There are also some good planting calendars accessible online.
Oregon State University’s Planting Calendar. Based on this chart we are Zone 2 (not to be confused with hardiness zones).
Oregon Tilth’s Planting and Harvest Calendar. Squares with dots indicate when to plant; blue squares show the approximate range for the harvest season. (While you’re there, be sure to check out Oregon Tilth’s Toolshed page, which offers Vegetable Fact Sheets, Garden Planning Worksheets, and other useful planning and tracking tools.)
IV. MAKE A SOWING APPOINTMENT CALENDAR
Garden planning and planting calendars will enhance your gardening success, but if you’re like me, you may need a system to remind you when to get out into the garden and get planting.
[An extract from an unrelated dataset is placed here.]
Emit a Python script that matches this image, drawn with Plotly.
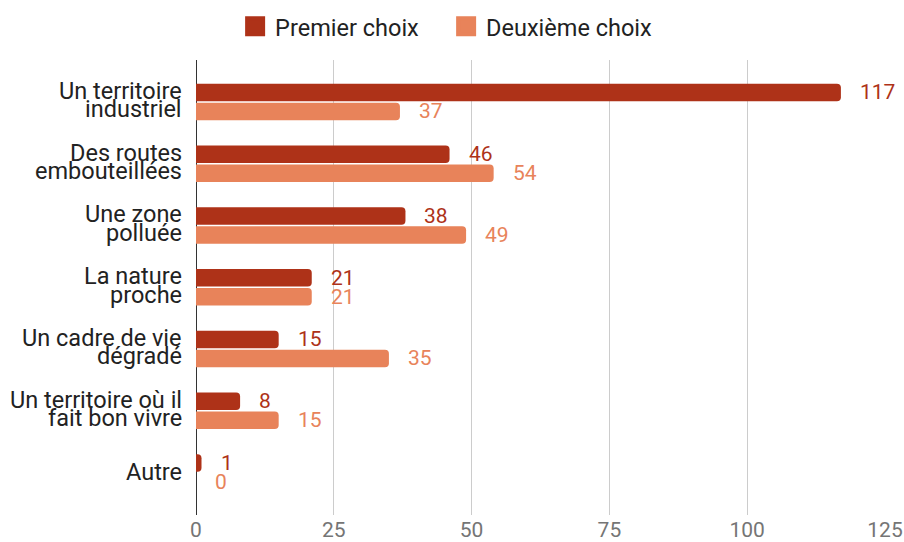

To this end, Steve Solomon suggests a “sowing appointment calendar.“ In the most recent edition of Growing Vegetables West of the Cascades, he outlined his technique of using a dozen or so wide mouth mason jars into which he organized his seed packets. He labels the jars with planting dates, stores them in an old refrigerator (with a desiccant package to draw off moisture) and checks on them so he knows when it’s time to make the plantings.
I don’t always get all my seeds lined up right away, but I try to do at least 4-5 weeks at a time. Since I’m starting to use my fruit jars for food storage (in place of plastics), I’ve begun seed organizing in date-marked quart sized clear plastic containers rescued from the recycling bin. Not lining up the whole season at once requires me to review my containers and “reload” 4-5 times over the season which is okay since planning always seems to need some fine tuning. (After a sowing session, seeds for successive sowings are moved forward to a container dated for 2-3 weeks out.)